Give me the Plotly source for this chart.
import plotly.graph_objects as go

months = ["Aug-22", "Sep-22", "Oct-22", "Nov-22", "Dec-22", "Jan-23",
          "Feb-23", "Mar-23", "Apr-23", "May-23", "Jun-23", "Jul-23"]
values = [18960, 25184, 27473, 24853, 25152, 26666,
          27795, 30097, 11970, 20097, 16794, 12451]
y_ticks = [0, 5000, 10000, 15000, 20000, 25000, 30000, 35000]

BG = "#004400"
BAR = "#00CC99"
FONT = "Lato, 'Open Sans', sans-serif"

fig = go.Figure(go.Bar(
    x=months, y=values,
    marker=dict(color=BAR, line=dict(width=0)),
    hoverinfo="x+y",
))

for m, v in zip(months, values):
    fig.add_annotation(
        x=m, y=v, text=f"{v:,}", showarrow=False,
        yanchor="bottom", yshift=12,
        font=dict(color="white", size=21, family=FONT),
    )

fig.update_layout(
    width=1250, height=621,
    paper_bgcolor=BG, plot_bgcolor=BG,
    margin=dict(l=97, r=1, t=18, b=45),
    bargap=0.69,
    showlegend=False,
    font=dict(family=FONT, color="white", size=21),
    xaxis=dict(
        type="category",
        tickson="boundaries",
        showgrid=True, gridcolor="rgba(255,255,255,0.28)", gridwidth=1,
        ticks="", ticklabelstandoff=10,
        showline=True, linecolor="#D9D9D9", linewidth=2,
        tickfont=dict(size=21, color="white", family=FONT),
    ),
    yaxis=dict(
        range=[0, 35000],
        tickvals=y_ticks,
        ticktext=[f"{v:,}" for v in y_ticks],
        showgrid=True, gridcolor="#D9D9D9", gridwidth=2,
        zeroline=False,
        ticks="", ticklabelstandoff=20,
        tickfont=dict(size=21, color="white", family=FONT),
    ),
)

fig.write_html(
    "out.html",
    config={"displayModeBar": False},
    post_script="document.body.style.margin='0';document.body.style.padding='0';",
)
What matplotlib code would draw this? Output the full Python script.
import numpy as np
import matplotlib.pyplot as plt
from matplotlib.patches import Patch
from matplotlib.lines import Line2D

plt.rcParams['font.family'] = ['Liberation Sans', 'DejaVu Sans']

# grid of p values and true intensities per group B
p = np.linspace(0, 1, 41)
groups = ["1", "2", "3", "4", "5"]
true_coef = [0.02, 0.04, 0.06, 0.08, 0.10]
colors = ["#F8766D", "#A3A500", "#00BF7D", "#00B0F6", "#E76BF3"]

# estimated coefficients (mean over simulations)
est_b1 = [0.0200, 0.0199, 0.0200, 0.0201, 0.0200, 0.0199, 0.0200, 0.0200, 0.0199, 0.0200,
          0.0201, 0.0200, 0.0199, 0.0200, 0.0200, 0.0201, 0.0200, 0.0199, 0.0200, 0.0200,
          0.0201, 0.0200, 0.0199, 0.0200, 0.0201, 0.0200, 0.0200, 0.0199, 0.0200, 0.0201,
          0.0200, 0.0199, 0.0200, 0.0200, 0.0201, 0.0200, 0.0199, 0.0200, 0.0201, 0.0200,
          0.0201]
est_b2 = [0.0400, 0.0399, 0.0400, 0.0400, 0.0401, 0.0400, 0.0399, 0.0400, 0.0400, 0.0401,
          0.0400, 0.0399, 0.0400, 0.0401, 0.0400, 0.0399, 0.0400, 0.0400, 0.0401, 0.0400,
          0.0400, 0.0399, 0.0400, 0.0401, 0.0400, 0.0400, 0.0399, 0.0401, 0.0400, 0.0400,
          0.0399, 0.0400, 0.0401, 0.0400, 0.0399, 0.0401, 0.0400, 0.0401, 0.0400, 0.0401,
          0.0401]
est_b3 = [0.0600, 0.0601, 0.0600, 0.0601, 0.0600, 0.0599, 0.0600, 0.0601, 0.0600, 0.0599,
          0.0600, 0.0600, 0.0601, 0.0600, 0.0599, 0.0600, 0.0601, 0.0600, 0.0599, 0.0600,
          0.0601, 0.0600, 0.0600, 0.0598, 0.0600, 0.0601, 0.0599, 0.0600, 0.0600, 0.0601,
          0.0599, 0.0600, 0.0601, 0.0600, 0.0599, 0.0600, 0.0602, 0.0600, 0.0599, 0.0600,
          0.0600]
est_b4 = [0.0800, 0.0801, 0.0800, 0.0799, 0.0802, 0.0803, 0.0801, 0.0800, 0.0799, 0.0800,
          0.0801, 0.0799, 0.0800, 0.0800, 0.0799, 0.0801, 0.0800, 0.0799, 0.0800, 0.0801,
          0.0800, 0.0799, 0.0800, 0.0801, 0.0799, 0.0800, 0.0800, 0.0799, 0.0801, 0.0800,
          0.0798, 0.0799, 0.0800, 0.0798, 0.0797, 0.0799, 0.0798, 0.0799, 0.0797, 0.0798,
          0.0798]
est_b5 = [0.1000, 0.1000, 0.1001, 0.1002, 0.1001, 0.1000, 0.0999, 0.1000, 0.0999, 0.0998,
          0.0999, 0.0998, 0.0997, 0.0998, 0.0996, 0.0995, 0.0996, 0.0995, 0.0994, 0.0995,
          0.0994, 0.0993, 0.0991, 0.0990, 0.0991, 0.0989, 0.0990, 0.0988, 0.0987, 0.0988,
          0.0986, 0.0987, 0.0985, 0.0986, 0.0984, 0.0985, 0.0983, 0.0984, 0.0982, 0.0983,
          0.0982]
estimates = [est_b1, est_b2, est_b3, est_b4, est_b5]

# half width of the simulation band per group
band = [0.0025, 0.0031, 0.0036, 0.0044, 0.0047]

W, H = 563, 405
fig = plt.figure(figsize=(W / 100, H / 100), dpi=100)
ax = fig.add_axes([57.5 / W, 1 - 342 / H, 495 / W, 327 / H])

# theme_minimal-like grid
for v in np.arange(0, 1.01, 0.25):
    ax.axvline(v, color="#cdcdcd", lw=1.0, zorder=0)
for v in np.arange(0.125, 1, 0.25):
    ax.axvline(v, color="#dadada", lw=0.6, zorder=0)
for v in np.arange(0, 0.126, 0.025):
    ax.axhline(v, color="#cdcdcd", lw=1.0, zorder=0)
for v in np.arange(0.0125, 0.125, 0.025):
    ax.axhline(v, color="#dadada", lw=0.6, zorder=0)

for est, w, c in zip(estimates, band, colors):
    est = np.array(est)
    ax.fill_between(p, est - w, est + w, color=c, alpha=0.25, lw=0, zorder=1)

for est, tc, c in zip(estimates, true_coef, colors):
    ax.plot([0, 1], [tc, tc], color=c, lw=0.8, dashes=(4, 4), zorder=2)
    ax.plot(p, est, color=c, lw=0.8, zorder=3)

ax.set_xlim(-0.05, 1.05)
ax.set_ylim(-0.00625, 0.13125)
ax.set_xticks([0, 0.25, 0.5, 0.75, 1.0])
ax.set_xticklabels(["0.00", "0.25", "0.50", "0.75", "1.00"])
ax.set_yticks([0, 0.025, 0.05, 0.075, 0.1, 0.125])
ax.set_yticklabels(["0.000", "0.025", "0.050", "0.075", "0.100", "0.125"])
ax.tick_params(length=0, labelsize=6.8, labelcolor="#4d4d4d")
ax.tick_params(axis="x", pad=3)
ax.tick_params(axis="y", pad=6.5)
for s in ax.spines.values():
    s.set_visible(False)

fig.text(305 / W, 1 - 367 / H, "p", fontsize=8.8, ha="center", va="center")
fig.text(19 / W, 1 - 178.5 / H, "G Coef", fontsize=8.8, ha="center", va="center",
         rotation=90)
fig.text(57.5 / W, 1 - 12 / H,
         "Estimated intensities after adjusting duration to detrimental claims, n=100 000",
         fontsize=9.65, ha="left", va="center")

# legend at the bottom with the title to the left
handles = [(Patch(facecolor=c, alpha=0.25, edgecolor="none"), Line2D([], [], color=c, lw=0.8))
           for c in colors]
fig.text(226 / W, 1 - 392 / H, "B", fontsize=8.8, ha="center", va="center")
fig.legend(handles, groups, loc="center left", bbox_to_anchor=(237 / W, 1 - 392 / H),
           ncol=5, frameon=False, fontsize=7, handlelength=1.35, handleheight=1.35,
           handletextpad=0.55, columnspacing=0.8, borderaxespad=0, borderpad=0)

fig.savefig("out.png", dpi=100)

==============================

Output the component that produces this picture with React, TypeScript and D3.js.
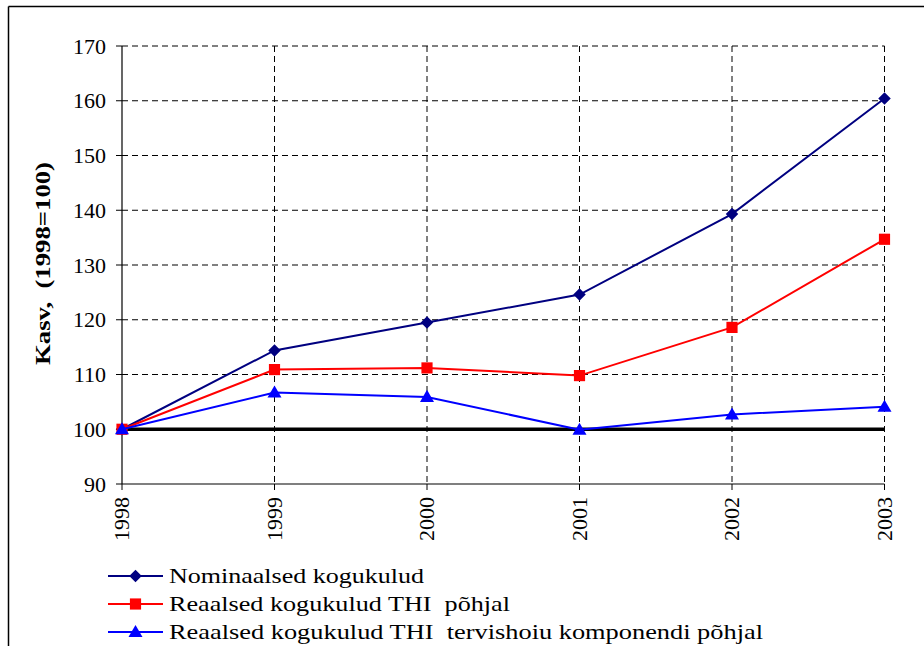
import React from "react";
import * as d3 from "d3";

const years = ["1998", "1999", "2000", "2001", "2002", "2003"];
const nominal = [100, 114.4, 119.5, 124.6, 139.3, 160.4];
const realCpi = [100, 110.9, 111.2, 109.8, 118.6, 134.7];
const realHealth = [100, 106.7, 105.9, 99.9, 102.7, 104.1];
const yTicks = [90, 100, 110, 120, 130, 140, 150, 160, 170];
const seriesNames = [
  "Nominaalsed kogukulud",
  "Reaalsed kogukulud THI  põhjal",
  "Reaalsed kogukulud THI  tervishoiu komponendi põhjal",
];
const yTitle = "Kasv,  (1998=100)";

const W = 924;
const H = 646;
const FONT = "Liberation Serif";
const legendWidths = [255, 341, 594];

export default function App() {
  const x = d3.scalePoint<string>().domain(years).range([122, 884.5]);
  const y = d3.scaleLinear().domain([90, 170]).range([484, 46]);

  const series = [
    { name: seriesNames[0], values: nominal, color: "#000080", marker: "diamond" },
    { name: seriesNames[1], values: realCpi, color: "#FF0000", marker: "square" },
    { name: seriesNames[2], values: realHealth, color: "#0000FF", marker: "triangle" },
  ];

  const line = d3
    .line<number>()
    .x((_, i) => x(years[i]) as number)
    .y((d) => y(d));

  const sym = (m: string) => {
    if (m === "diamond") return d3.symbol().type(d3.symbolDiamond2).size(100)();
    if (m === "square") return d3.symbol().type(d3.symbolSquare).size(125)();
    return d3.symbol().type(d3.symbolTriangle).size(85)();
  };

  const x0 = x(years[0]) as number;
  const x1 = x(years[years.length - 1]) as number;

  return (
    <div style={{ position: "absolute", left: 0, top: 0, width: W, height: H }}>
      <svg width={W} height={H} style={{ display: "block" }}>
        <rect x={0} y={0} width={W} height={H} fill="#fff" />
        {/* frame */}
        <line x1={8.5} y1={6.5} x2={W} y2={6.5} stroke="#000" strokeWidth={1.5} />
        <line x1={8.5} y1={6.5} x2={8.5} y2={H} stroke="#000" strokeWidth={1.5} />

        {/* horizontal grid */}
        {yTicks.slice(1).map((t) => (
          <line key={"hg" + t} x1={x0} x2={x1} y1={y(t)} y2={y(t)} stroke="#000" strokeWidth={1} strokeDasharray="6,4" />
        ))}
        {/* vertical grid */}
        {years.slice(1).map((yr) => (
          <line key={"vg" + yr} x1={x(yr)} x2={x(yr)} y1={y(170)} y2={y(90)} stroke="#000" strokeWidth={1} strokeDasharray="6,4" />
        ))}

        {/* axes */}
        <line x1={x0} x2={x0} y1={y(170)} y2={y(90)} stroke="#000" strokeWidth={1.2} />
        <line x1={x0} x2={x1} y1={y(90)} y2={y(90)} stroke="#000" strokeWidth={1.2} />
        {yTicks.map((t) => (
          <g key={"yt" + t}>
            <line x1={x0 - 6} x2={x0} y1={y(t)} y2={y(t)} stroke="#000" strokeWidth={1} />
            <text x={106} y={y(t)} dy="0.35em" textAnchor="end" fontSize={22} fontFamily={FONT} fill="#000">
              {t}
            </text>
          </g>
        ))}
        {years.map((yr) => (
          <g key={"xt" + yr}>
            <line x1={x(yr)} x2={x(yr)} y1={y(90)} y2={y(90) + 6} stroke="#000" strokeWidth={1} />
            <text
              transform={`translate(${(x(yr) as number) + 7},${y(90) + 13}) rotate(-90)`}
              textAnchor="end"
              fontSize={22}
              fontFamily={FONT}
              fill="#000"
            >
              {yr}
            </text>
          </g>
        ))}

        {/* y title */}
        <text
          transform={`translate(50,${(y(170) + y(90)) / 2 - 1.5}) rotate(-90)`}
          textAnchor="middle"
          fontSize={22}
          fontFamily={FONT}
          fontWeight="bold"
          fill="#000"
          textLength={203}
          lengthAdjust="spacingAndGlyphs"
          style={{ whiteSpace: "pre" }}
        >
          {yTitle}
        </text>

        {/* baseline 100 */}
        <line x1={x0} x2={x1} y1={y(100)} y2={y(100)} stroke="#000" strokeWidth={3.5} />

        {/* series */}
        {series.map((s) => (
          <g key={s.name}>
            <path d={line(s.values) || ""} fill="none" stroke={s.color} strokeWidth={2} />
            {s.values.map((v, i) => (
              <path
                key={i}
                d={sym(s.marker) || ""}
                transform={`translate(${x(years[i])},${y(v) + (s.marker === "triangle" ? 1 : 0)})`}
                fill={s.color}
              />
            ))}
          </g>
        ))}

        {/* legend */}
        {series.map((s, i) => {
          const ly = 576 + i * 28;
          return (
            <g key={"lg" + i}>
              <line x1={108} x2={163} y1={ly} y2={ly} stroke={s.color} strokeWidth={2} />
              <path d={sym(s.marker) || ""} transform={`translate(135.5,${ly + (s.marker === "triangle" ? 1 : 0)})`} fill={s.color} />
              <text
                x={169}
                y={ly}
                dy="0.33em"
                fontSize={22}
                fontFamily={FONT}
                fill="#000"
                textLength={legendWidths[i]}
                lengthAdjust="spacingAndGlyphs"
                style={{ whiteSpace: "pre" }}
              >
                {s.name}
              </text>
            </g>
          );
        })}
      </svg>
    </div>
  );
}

==============================

- Exercise directions: Every line from the one containing "Output the component" to the one containing "import * as" should be output exactly, both ends included. Nothing else goes in, and no pictures either.

- Output:
Output the component that produces this picture with React, TypeScript and D3.js.
import React from "react";
import * as d3 from "d3";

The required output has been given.